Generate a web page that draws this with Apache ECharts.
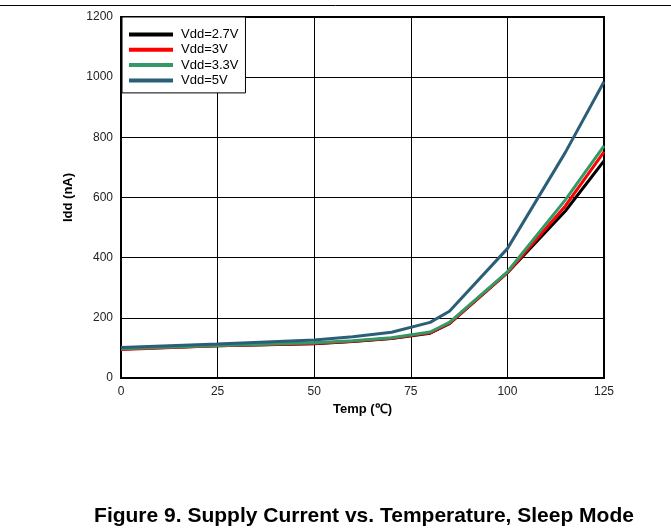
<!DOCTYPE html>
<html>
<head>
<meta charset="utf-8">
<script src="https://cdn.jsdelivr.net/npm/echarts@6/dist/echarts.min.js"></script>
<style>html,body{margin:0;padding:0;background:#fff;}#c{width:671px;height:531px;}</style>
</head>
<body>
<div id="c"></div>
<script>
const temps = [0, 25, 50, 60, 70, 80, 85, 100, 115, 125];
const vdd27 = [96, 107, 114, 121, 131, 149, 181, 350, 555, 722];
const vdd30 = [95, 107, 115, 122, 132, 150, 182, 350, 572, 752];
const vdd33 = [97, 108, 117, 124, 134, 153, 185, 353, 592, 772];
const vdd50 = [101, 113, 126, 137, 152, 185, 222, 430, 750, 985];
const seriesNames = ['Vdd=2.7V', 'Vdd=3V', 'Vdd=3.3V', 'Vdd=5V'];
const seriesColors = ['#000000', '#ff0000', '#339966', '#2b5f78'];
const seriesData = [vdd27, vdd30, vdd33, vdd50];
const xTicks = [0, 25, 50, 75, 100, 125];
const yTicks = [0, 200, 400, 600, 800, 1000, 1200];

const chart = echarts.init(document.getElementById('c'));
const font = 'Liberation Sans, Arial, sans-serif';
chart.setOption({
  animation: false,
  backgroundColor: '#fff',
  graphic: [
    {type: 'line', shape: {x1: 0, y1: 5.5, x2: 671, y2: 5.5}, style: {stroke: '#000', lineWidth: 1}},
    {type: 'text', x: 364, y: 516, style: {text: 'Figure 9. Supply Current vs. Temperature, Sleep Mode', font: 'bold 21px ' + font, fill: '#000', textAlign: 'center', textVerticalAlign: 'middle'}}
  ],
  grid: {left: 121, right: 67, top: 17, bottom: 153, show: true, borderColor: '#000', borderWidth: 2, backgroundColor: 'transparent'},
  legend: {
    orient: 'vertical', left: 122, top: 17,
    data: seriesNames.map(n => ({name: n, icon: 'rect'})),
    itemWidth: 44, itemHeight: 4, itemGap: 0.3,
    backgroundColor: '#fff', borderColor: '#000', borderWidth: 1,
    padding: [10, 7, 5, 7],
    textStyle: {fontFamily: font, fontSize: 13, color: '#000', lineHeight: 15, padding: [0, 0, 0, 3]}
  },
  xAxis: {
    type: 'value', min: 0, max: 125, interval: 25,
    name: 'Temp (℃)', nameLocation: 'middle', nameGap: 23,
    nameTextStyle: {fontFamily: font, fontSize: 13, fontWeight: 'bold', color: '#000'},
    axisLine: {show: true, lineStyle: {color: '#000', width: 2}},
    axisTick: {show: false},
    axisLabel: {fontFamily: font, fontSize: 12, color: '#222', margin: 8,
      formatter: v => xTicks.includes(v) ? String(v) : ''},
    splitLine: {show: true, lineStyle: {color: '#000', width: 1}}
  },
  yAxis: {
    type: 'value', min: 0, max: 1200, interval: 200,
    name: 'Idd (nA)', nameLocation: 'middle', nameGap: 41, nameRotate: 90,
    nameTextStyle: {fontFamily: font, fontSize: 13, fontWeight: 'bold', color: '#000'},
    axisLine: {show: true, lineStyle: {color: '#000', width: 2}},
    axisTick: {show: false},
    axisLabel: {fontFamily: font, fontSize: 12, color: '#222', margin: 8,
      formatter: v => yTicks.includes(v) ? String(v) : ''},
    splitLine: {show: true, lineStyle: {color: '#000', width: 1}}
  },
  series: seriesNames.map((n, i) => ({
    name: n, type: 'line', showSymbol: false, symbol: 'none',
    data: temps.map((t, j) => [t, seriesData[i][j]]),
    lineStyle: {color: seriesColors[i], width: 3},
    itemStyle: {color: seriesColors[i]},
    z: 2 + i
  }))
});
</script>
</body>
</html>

**WRITTEN REQUEST**
Return each line from the material above exactly, but not the pictures.

**SOLUTION TO THIS PROBLEM**
Generate a web page that draws this with Apache ECharts.
<!DOCTYPE html>
<html>
<head>
<meta charset="utf-8">
<script src="https://cdn.jsdelivr.net/npm/echarts@6/dist/echarts.min.js"></script>
<style>html,body{margin:0;padding:0;background:#fff;}#c{width:671px;height:531px;}</style>
</head>
<body>
<div id="c"></div>
<script>
const temps = [0, 25, 50, 60, 70, 80, 85, 100, 115, 125];
const vdd27 = [96, 107, 114, 121, 131, 149, 181, 350, 555, 722];
const vdd30 = [95, 107, 115, 122, 132, 150, 182, 350, 572, 752];
const vdd33 = [97, 108, 117, 124, 134, 153, 185, 353, 592, 772];
const vdd50 = [101, 113, 126, 137, 152, 185, 222, 430, 750, 985];
const seriesNames = ['Vdd=2.7V', 'Vdd=3V', 'Vdd=3.3V', 'Vdd=5V'];
const seriesColors = ['#000000', '#ff0000', '#339966', '#2b5f78'];
const seriesData = [vdd27, vdd30, vdd33, vdd50];
const xTicks = [0, 25, 50, 75, 100, 125];
const yTicks = [0, 200, 400, 600, 800, 1000, 1200];

const chart = echarts.init(document.getElementById('c'));
const font = 'Liberation Sans, Arial, sans-serif';
chart.setOption({
  animation: false,
  backgroundColor: '#fff',
  graphic: [
    {type: 'line', shape: {x1: 0, y1: 5.5, x2: 671, y2: 5.5}, style: {stroke: '#000', lineWidth: 1}},
    {type: 'text', x: 364, y: 516, style: {text: 'Figure 9. Supply Current vs. Temperature, Sleep Mode', font: 'bold 21px ' + font, fill: '#000', textAlign: 'center', textVerticalAlign: 'middle'}}
  ],
  grid: {left: 121, right: 67, top: 17, bottom: 153, show: true, borderColor: '#000', borderWidth: 2, backgroundColor: 'transparent'},
  legend: {
    orient: 'vertical', left: 122, top: 17,
    data: seriesNames.map(n => ({name: n, icon: 'rect'})),
    itemWidth: 44, itemHeight: 4, itemGap: 0.3,
    backgroundColor: '#fff', borderColor: '#000', borderWidth: 1,
    padding: [10, 7, 5, 7],
    textStyle: {fontFamily: font, fontSize: 13, color: '#000', lineHeight: 15, padding: [0, 0, 0, 3]}
  },
  xAxis: {
    type: 'value', min: 0, max: 125, interval: 25,
    name: 'Temp (℃)', nameLocation: 'middle', nameGap: 23,
    nameTextStyle: {fontFamily: font, fontSize: 13, fontWeight: 'bold', color: '#000'},
    axisLine: {show: true, lineStyle: {color: '#000', width: 2}},
    axisTick: {show: false},
    axisLabel: {fontFamily: font, fontSize: 12, color: '#222', margin: 8,
      formatter: v => xTicks.includes(v) ? String(v) : ''},
    splitLine: {show: true, lineStyle: {color: '#000', width: 1}}
  },
  yAxis: {
    type: 'value', min: 0, max: 1200, interval: 200,
    name: 'Idd (nA)', nameLocation: 'middle', nameGap: 41, nameRotate: 90,
    nameTextStyle: {fontFamily: font, fontSize: 13, fontWeight: 'bold', color: '#000'},
    axisLine: {show: true, lineStyle: {color: '#000', width: 2}},
    axisTick: {show: false},
    axisLabel: {fontFamily: font, fontSize: 12, color: '#222', margin: 8,
      formatter: v => yTicks.includes(v) ? String(v) : ''},
    splitLine: {show: true, lineStyle: {color: '#000', width: 1}}
  },
  series: seriesNames.map((n, i) => ({
    name: n, type: 'line', showSymbol: false, symbol: 'none',
    data: temps.map((t, j) => [t, seriesData[i][j]]),
    lineStyle: {color: seriesColors[i], width: 3},
    itemStyle: {color: seriesColors[i]},
    z: 2 + i
  }))
});
</script>
</body>
</html>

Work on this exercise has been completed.